Proposition 2.2 is:$ \textsf{ GL}_{\textsf{Seq}} \vdash \Gamma \iff \textsf{GL} \vdash \Gamma^\#.$
Where: $\Gamma^\# := \begin{cases} \bot& \text{if } n = 0, \\ A_1 \lor \dots \lor A_n & \text{otherwise.} \end{cases}$
And: $\Diamond\Gamma := \Diamond A_1, \dots, \Diamond A_n$
The Hilbert-style axiomatization of GL is as follows:
Axioms:
- Boolean tautologies;
- $\Box(A \rightarrow B) \rightarrow (\Box A \rightarrow \Box B)$;
- $\Box(\Box A \rightarrow A) \rightarrow \Box A$.
Rules:
- Modus ponens,
- $A / \Box A$.
And $GL_{circ}$ is obtained from $K4_{Seq}$ by admitting circular proofs, it contains the modal-rule $\Box$ shown in the proof above.
Now, to my questions:
Why are we splitting the assumptions of $\Gamma$ in the way described above and why are they boxed differently in GL?

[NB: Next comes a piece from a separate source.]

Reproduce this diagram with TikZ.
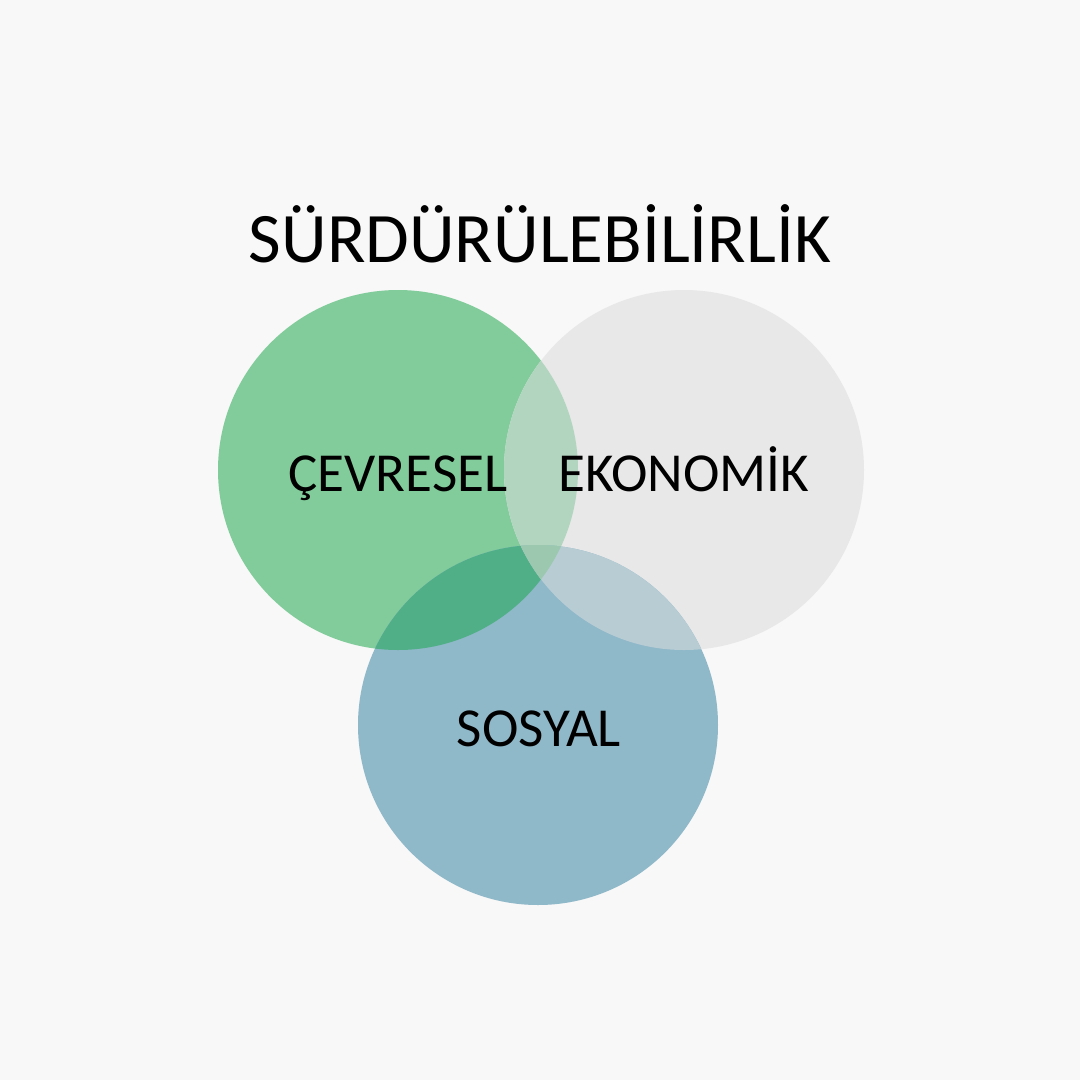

Why is $ \textsf{GL} \vdash \Box(\Delta, \Diamond \Delta, A)^\# \rightarrow (\Diamond \Delta, \Box A, \Sigma)^\# $ true? I assume by combining of the necessitation rule and Löb's Axiom, but I am unable to derive it after multiple attempts
And for the case that the conclusion of $\kappa$ is connected by the back-link function, I cannot follow the reasoning behind the proof fully. I get that the last rule before reaching the conclusion-sequent again (that is linked back to the conclusion) is the boxed version of it, so I guess the induction hypothesis might be that the proof holds up to this point and for all sequents in between we proved the statement holds already? But I might be totally wrong.
Hope somebody can help me here, I would really appreciate it!